There will also be significant consequences for businesses, as they may not be covered for business interruption and for losses as a result of looting.

"There will undoubtedly be heated discussions between insurance adjusters, homeowners and the federal government over what water damage was caused as a result of the storm, and what is attributable to the flooding after the storm had passed, in addition to losses caused by social circumstances following the natural catastrophe."

Counting the numbers is clearly going to be an ongoing process and John O'Neill, actuarial partner at business analyst firm Mazars, says: "There are still quite a few unknowns, and most companies are unlikely to know the full extent of their loss for this renewal season. A big issue is that, apart from the usual difficulty associated with evaluating the loss, several companies are under tremendous pressure not to overstate the impact because of its sensitivity to their share price. So, there is tremendous pressure both ways to get accurate figures, which has led to a delay in some cases in putting the figures out."

Reduction of capacity

"Katrina is both extraordinary and unprecedented," adds Charles Werner Skrzynski, chief executive officer of XL Re Europe. "That does not mean the industry should be completely surprised - it can happen again. The complexity of the loss will potentially cause the claim to pay out much more slowly than previous catastrophe events - legal arguments, disputes over coverage, and extended periods of business interruption could all follow. The potential for these will need to be factored into reinsurers' pricing and models going forward."

XL Re will hold its third annual symposium on Sunday afternoon in Baden-Baden, with Mr Skrzynski confidently stating: "I'm sure that once more we shall manage to sell the products our clients need at an adequate price."

As to possible effects on market capacity, Dermot Flood, reinsurance broker at Cooper Gay, says: "There has been some capital raising in the market but so far it has been conducted by existing reinsurers and, although there is some talk of new companies being set up, I cannot foresee anything like the number we saw post-11 September 2001. The extent of damage to reinsurers is going to be drawn out, however, we will see a few casualties during the next few months. Capacity will reduce in the market, how and where it will be utilised will prove interesting."
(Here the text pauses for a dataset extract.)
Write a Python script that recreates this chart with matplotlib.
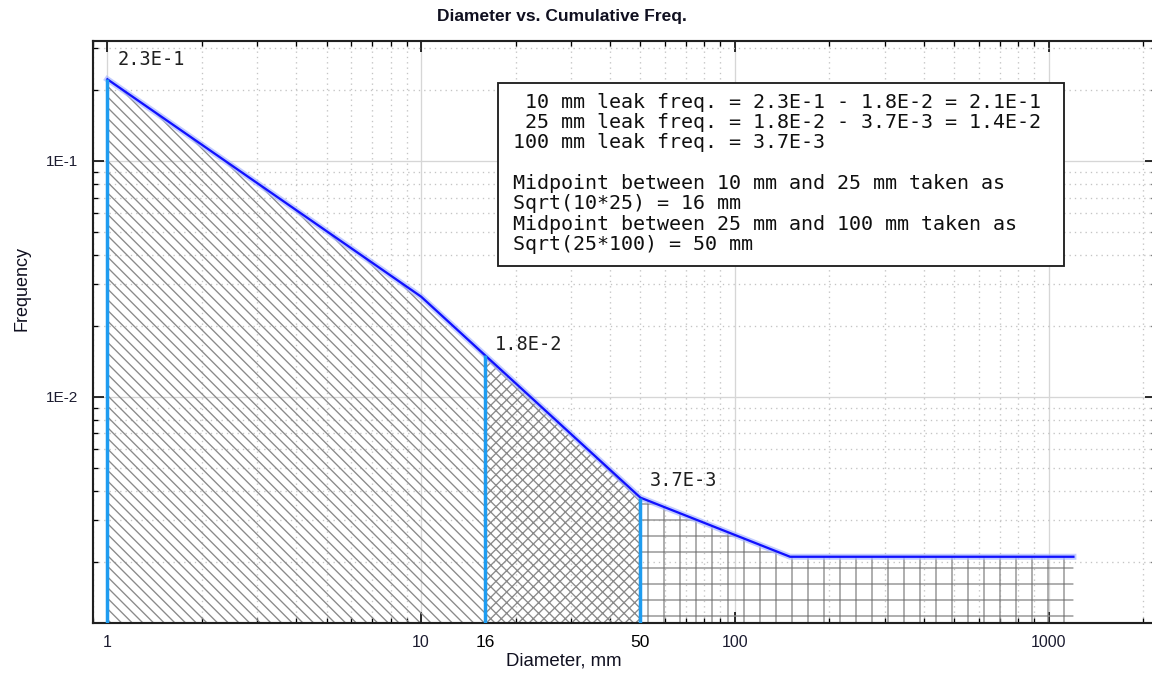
import numpy as np
import matplotlib
matplotlib.use("Agg")
import matplotlib.pyplot as plt
from matplotlib.ticker import FixedLocator, FixedFormatter, LogLocator, NullFormatter
from matplotlib.patches import Rectangle
from matplotlib import font_manager

# ---------------- data ----------------
diameters = [1, 10, 50, 150, 1200]                 # mm
cum_freq = [0.222, 0.0266, 0.00374, 0.0021, 0.0021]  # cumulative frequency
boundaries = [1, 16, 50, 1200]                     # region limits (mm)
region_hatches = ['\\\\\\', 'xxx', '+']
marker_x = [1, 16, 50]
marker_labels = ['2.3E-1', '1.8E-2', '3.7E-3']
x_major = [1, 10, 100, 1000]
x_major_labels = ['1', '10', '100', '1000']
x_extra = [16, 50]
x_extra_labels = ['16', '50']
y_major = [1e-3, 1e-2, 1e-1]
y_major_labels = ['1E-3', '1E-2', '1E-1']
box_lines = [
    " 10 mm leak freq. = 2.3E-1 - 1.8E-2 = 2.1E-1",
    " 25 mm leak freq. = 1.8E-2 - 3.7E-3 = 1.4E-2",
    "100 mm leak freq. = 3.7E-3",
    "",
    "Midpoint between 10 mm and 25 mm taken as",
    "Sqrt(10*25) = 16 mm",
    "Midpoint between 25 mm and 100 mm taken as",
    "Sqrt(25*100) = 50 mm",
]
title = "Diameter vs. Cumulative Freq."
xlabel = "Diameter, mm"
ylabel = "Frequency"

# ---------------- style ----------------
W, H, DPI = 1152, 682, 96
plt.rcParams['hatch.linewidth'] = 1.0
avail = {f.name for f in font_manager.fontManager.ttflist}
has_narrow = 'Liberation Sans Narrow' in avail
narrow = 'Liberation Sans Narrow' if has_narrow else 'Liberation Sans'
sans = 'Liberation Sans'
mono = 'DejaVu Sans Mono'

fig = plt.figure(figsize=(W / DPI, H / DPI), dpi=DPI)
L, R, T, B = 93, 1156, 41, 623
ax = fig.add_axes([L / W, 1 - B / H, (R - L) / W, (B - T) / H])
ax.set_xscale('log')
ax.set_yscale('log')
ax.set_xlim(0.9, 2200)
ax.set_ylim(1.1e-3, 0.3225)
ymin = ax.get_ylim()[0]

lx = np.log10(diameters)
ly = np.log10(cum_freq)


def curve(x):
    return 10 ** np.interp(np.log10(x), lx, ly)


# hatched regions
for (b0, b1), hatch in zip(zip(boundaries[:-1], boundaries[1:]), region_hatches):
    xs = np.array(sorted({b0, b1} | {d for d in diameters if b0 < d < b1}), dtype=float)
    ax.fill_between(xs, ymin, curve(xs), facecolor='none', edgecolor='#8a8a8a',
                    hatch=hatch, linewidth=0, zorder=2)

# curve with glow
ax.plot(diameters, cum_freq, color='#a9b8ff', lw=4.5, alpha=0.7, zorder=3,
        solid_joinstyle='round')
ax.plot(diameters, cum_freq, color='#1010ff', lw=1.7, zorder=4)

# vertical markers
mx = np.array(marker_x, dtype=float)
ax.vlines(mx, ymin, curve(mx), color='#1e9cf0', lw=2.6, zorder=5)

offsets = [(10, 20), (10, 11), (9, 17)]
for x, lab, off in zip(mx, marker_labels, offsets):
    ax.annotate(lab, (x, curve(x)), xytext=off, textcoords='offset pixels',
                ha='left', va='center', family=mono, fontsize=14, color='#202020',
                zorder=6)

# axes ticks / grid
ax.xaxis.set_major_locator(FixedLocator(x_major))
ax.xaxis.set_major_formatter(FixedFormatter(x_major_labels))
ax.xaxis.set_minor_locator(LogLocator(base=10, subs=np.arange(2, 10)))
ax.xaxis.set_minor_formatter(NullFormatter())
ax.yaxis.set_major_locator(FixedLocator(y_major))
ax.yaxis.set_major_formatter(FixedFormatter(y_major_labels))
ax.yaxis.set_minor_locator(LogLocator(base=10, subs=np.arange(2, 10)))
ax.yaxis.set_minor_formatter(NullFormatter())

ax.grid(which='major', color='#d6d6d6', lw=1.0, ls='-', zorder=0)
ax.grid(which='minor', color='#c4c4c4', lw=1.0, ls=(0, (1, 3)), zorder=0)
ax.set_axisbelow(True)
ax.tick_params(which='both', direction='in', top=True, right=True, colors='black',
               labelcolor='#1c1c30')
ax.tick_params(axis='x', which='major', length=8, width=1.2, labelsize=12, pad=9)
ax.tick_params(axis='y', which='major', length=8, width=1.2, labelsize=11.5, pad=11)
ax.tick_params(which='minor', length=4, width=1.0)
for s in ax.spines.values():
    s.set_linewidth(1.6)
    s.set_color('#202020')
for t in ax.get_xticklabels() + ax.get_yticklabels():
    t.set_family(sans)

# extra x labels (16, 50)
trans = ax.get_xaxis_transform()
for x, lab in zip(x_extra, x_extra_labels):
    ax.text(x, -0.02, lab, transform=trans, ha='center', va='top', family=sans,
            fontsize=13, color='black')

# titles
fig.text(562 / W, 1 - 17 / H, title, ha='center', va='center', family=narrow,
         fontweight='bold', fontsize=15 if has_narrow else 13, color='#101020')
fig.text(564 / W, 1 - 661 / H, xlabel, ha='center', va='center', family=sans,
         fontsize=14, color='#101020')
fig.text(22 / W, 1 - 288 / H, ylabel, ha='center', va='center', rotation=90,
         family=sans, fontsize=13.5, color='#101020')

# info box
bx0, by0, bx1, by1 = 498, 83, 1064, 266
fig.patches.append(Rectangle((bx0 / W, 1 - by1 / H), (bx1 - bx0) / W, (by1 - by0) / H,
                             transform=fig.transFigure, facecolor='white',
                             edgecolor='#202020', lw=1.4, zorder=10))
for i, line in enumerate(box_lines):
    fig.text(513 / W, 1 - (102 + 20.4 * i) / H, line, ha='left', va='center',
             family=mono, fontsize=15, color='#101010', zorder=11)

fig.savefig('out.png', dpi=DPI)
Agreeing with his colleague's view, Frank Rieder, vice president of Cooper Gay Steele, adds: "Property catastrophe business will be looked at differently.

People are going to be a little bit more careful how they use their catastrophe capacity in future, and the information requirements will also change - with more emphasis on quality of information, for example. However, in addition, if you look at things in a more detailed and different way, you may come up with a different price - so it has an indirect effect on pricing in the future as well."

Gerald Konig, European origination leader at GE Insurance Solutions, comments: "We are sure the industry is changing and it is especially challenging with the magnitude of this event. For GE it is not a question of radical changes but rather that we continue what we have already started during the past couple of years. We aim for adequate pricing, for transparency, for risk assessment, and for risk control. This event has just reinforced how important that is."

Mr Konig reports that his company has already been asking for full exposure information, including risk profiles but it recognises that this takes a lot of effort and requires a lot of co-operation from the insurance companies it reinsures. He says: "The whole industry is working on this now, which is positive."

There seems to be a mixed picture as to whether the renewal season is likely to be delayed, while people come to terms with their losses, but Mr Konig says: "We are ready, we don't have capital issues. We have a clear message that we are there and we are a long-term reliable partner.

Our message does not change. Transparency, adequate pricing, controlled volatility - that's the core of the message. What is for sure, and this will be my recommendation to all of our clients, is that they should not wait for the good deal at the year end, for the cheaper bargain, for some last minute things. My expectation is that this will not happen this year."